2. 主机异常重启,DBI文件丢失/损坏
这种情况是比较极端的,一般情况下改文件不会出现丢失,因为丢失或被删除后,在有会话连接到DSN时,Daemon进程会自动生成新的同名的DBI文件;但是如果该文件损坏就悲剧了,因为文件存在的情况下不会自动修复损坏的文件,所以我们在运维过程中,创建完DSN后建议备份该文件。
下面我们模拟以上场景及其解决办法
1. 主机异常重启,Checkpoint文件目录没有挂载
-首先模拟主机异常宕机或Daemon进程异常
通过ttstatus找到Daemon进程号,并直接kill
通过ttstatus找到Daemon进程号,并直接kill
$ ttstatus|grep -E "Daemon pid"
Daemon pid 15752 port 53396 instance tt1122
$ kill -9 15752
$ ttstatus|grep -E "Daemon pid"
ttStatus: Could not connect to the TimesTen daemon.

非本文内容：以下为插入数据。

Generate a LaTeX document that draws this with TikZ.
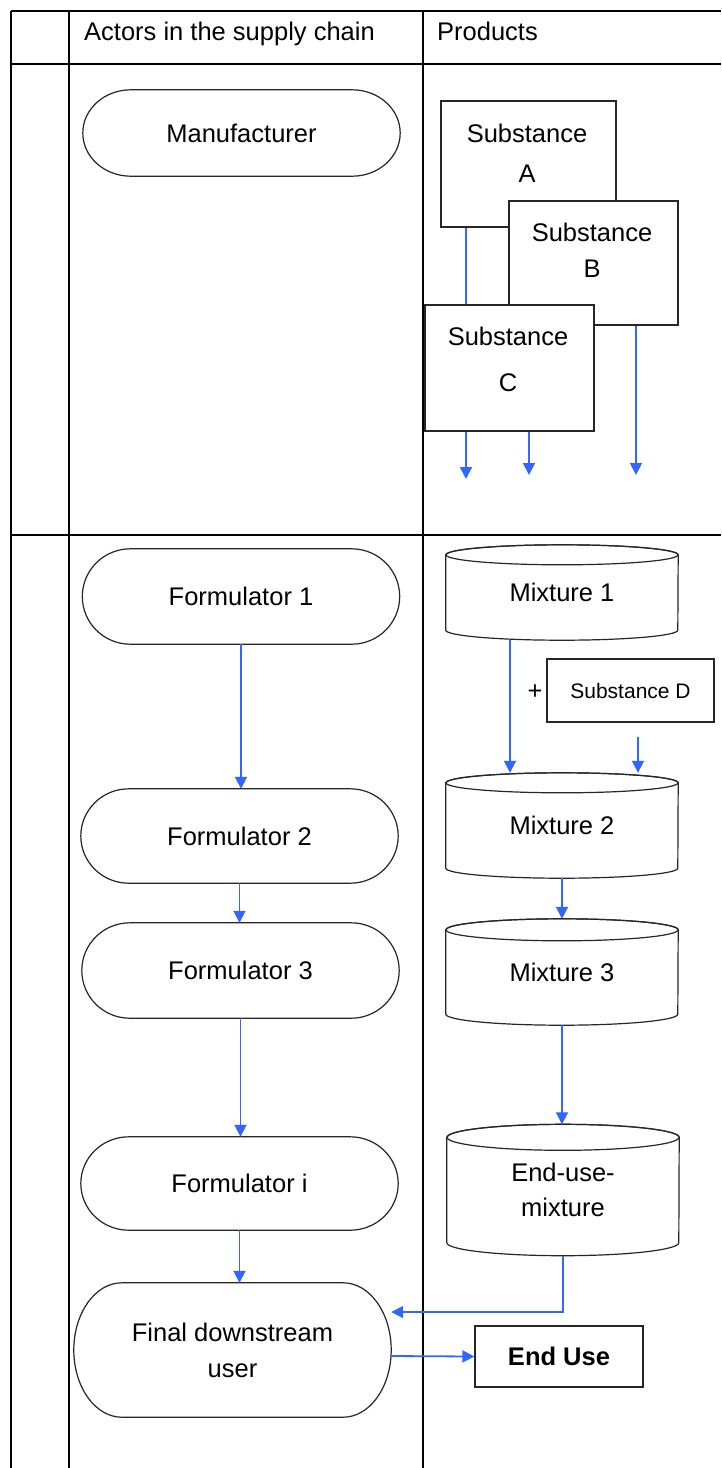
\documentclass[tikz,border=0pt]{standalone}
\usepackage{fontspec}
\setmainfont{Liberation Sans}
\usetikzlibrary{arrows.meta,calc}
\definecolor{arrblue}{HTML}{3366FF}
\newcommand\mainfs{\fontsize{25.5}{30}\selectfont}
\newcommand\capsuledraw[1]{%
  \draw[shapeline] let \p1=(#1.north west), \p2=(#1.south east), \n1={(\y1-\y2)/2} in
    (\x1+48pt,\y1) -- (\x2-48pt,\y1)
    arc[start angle=90,end angle=-90,x radius=48pt,y radius=\n1]
    -- (\x1+48pt,\y2)
    arc[start angle=270,end angle=90,x radius=48pt,y radius=\n1] -- cycle;}
\newcommand\cyldraw[2]{%
  \draw[shapeline] ($(#1.north west)+(0,-#2)$) -- ($(#1.south west)+(0,#2)$)
    arc[start angle=180,end angle=360,x radius=116pt,y radius=#2pt]
    -- ($(#1.north east)+(0,-#2)$)
    arc[start angle=0,end angle=180,x radius=116pt,y radius=#2pt] -- cycle;
  \draw[shapeline] ($(#1.north)+(0,-#2)$) ellipse[x radius=116pt,y radius=#2pt];}
\begin{document}
\begin{tikzpicture}[x=1pt,y=1pt,
  tab/.style={line width=1.4pt,black},
  shapeline/.style={line width=1.2pt,black!85},
  arr/.style={line width=1.8pt,arrblue,-{Triangle[width=12pt,length=12pt]}},
  capsule/.style={rectangle,draw=none,inner sep=0pt,minimum width=317pt,align=center,font=\mainfs},
  box/.style={rectangle,draw=black!85,line width=1.2pt,fill=white,inner sep=0pt},
  cylnode/.style={rectangle,draw=none,inner sep=0pt,minimum width=232pt,align=center,font=\mainfs},
  txt/.style={inner sep=0pt,align=center,font=\mainfs}]
\useasboundingbox[fill=white] (0,0) rectangle (721,-1468);

% table
\draw[tab] (11,-11) -- (721,-11);
\draw[tab] (11,-64) -- (721,-64);
\draw[tab] (11,-535) -- (721,-535);
\draw[tab] (11,-11) -- (11,-1468);
\draw[tab] (69,-11) -- (69,-1468);
\draw[tab] (423,-11) -- (423,-1468);

\node[txt,anchor=base west] (hActors) at (84,-40) {Actors in the supply chain};
\node[txt,anchor=base west] (hProducts) at (437,-40) {Products};

% actors
\node[capsule,minimum height=86pt] (man) at (241.5,-133) {Manufacturer};
\node[capsule,minimum height=95pt] (f1) at (241,-596.5) {Formulator 1};
\node[capsule,minimum height=94pt] (f2) at (239.5,-836) {Formulator 2};
\node[capsule,minimum height=95pt] (f3) at (240.5,-970.5) {Formulator 3};
\node[capsule,minimum height=93pt] (fi) at (239.5,-1183.5) {Formulator i};
\node[capsule,minimum height=134pt,font=\fontsize{25.5}{36}\selectfont] (fin) at (232.5,-1350) {Final downstream\\user};
\foreach \k in {man,f1,f2,f3,fi,fin} {\capsuledraw{\k}}

\draw[arr] (f1.south) -- (f1.south |- f2.north);
\draw[arr] (f2.south) -- (f2.south |- f3.north);
\draw[arr] (f3.south) -- (f3.south |- fi.north);
\draw[arr] (fi.south) -- (fi.south |- fin.north);

% substances
\node[box,minimum width=175pt,minimum height=126pt] (sA) at (528.5,-164) {};
\node[txt] (tA) at (527,-153) {Substance\\[10pt]A};
\node[box,minimum width=169pt,minimum height=124pt] (sB) at (593.5,-263) {};
\node[txt] (tB) at (592,-250) {Substance\\[6pt]B};
\coordinate (endA) at (466,-479);
\draw[arr] (sA.south -| endA) -- (endA);
\node[box,minimum width=169pt,minimum height=126pt] (sC) at (509.5,-368) {};
\node[txt] (tC) at (508,-359) {Substance\\[16pt]C};
\coordinate (endC) at (529,-475);
\draw[arr] (sC.south -| endC) -- (endC);
\coordinate (endB) at (636,-475);
\draw[arr] (sB.south -| endB) -- (endB);

% mixtures
\node[cylnode,minimum height=95pt] (m1) at (562,-592.5) {Mixture 1};
\node[cylnode,minimum height=105pt] (m2) at (562,-825.5) {Mixture 2};
\node[cylnode,minimum height=106pt] (m3) at (562,-972) {Mixture 3};
\node[cylnode,minimum height=131pt,font=\fontsize{25.5}{35}\selectfont] (eu) at (563,-1190) {End-use-\\mixture};
\cyldraw{m1}{10}
\cyldraw{m2}{10}
\cyldraw{m3}{11}
\cyldraw{eu}{13}

\node[box,minimum width=167pt,minimum height=63pt,font=\fontsize{21}{25}\selectfont] (sD) at (630.5,-690.5) {Substance D};
\node[txt] (plus) at (535,-692) {+};
\coordinate (dstart) at (638,-737);
\draw[arr] (dstart) -- (dstart |- m2.north);
\draw[arr] ([xshift=-52pt]m1.south) -- ([xshift=-52pt]m1.south |- m2.north);
\draw[arr] (m2.south) -- (m2.south |- m3.north);
\draw[arr] (m3.south) -- (m3.south |- eu.north);

% end use
\node[box,minimum width=168pt,minimum height=61pt,font=\bfseries\fontsize{25.5}{30}\selectfont] (use) at (559,-1356.5) {End Use};
\draw[arr] (eu.south) |- ([yshift=38pt]fin.east);
\draw[arr] ([yshift=-6pt]fin.east) -- (use.west);
\end{tikzpicture}
\end{document}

If the TimesTen daemon is not running, please start it
by running "ttDaemonAdmin -start".
-模拟主机文件系统没有挂载
$ cd $TT_HOME/info
$ cat sys.odbc.ini|grep -E "DataStore="
DataStore=/ttchk/tt1122/DataStore/TYINFO/tyinfodata #当然,这里如果有配置多个DSN的话需要自己区分一下
$ cd /ttchk/tt1122/DataStore
$ ls
TYINFO
$ mv TYINFO TYINFO1
-然后我们先看一下info目录中的文件
$ cd $TT_HOME/info
$ ls -l
-rw-r----- 1 timesten timesten 3251 Dec 4 09:54 cluster.oracle.ini
-rw------- 1 timesten timesten 3520 Jan 20 08:51 DBI54928054.0
-rw------- 1 timesten timesten 3520 Jan 1 01:53 DBI54928054.01~
-rw-r----- 1 timesten timesten 349 Dec 4 09:54 snmp.ini
-rw-rw---- 1 timesten timesten 12946 Dec 4 10:51 sys.odbc.ini
-rw-rw---- 1 timesten timesten 422 Dec 4 09:54 sys.ttconnect.ini
-rw-r--r-- 1 timesten timesten 6 Jan 20 08:51 timestend.pid
drwxr-x--- 2 timesten timesten 4096 Jul 8 2014 ttcacheadvisor
-rw-r----- 1 timesten timesten 316 Dec 4 10:42 ttendaemon.options
-启动daemon进程
$ ttDaemonAdmin -start
Pid file exists: /TimesTen/tt1122/info/timestend.pid.
To start anyway, use -force.
$ ttDaemonAdmin -start -force
/TimesTen/tt1122/info/timestend.pid file exists, attempt start due to -force option.
TimesTen Daemon startup OK.
$ ttstatus
TimesTen status report as of Tue Jan 20 09:14:48 2015
Daemon pid 15902 port 53396 instance tt1122
TimesTen server pid 15917 started on port 53397
------------------------------------------------------------------------
Accessible by group timesten
End of report
-这个时候悲剧发生了,ttstatus看不到实例的DSN注册信息,而且无论我们怎么重启,怎么折腾都找不到。
$ ttisql tyinfo
Copyright (c) 1996, 2014, Oracle and/or its affiliates. All rights reserved.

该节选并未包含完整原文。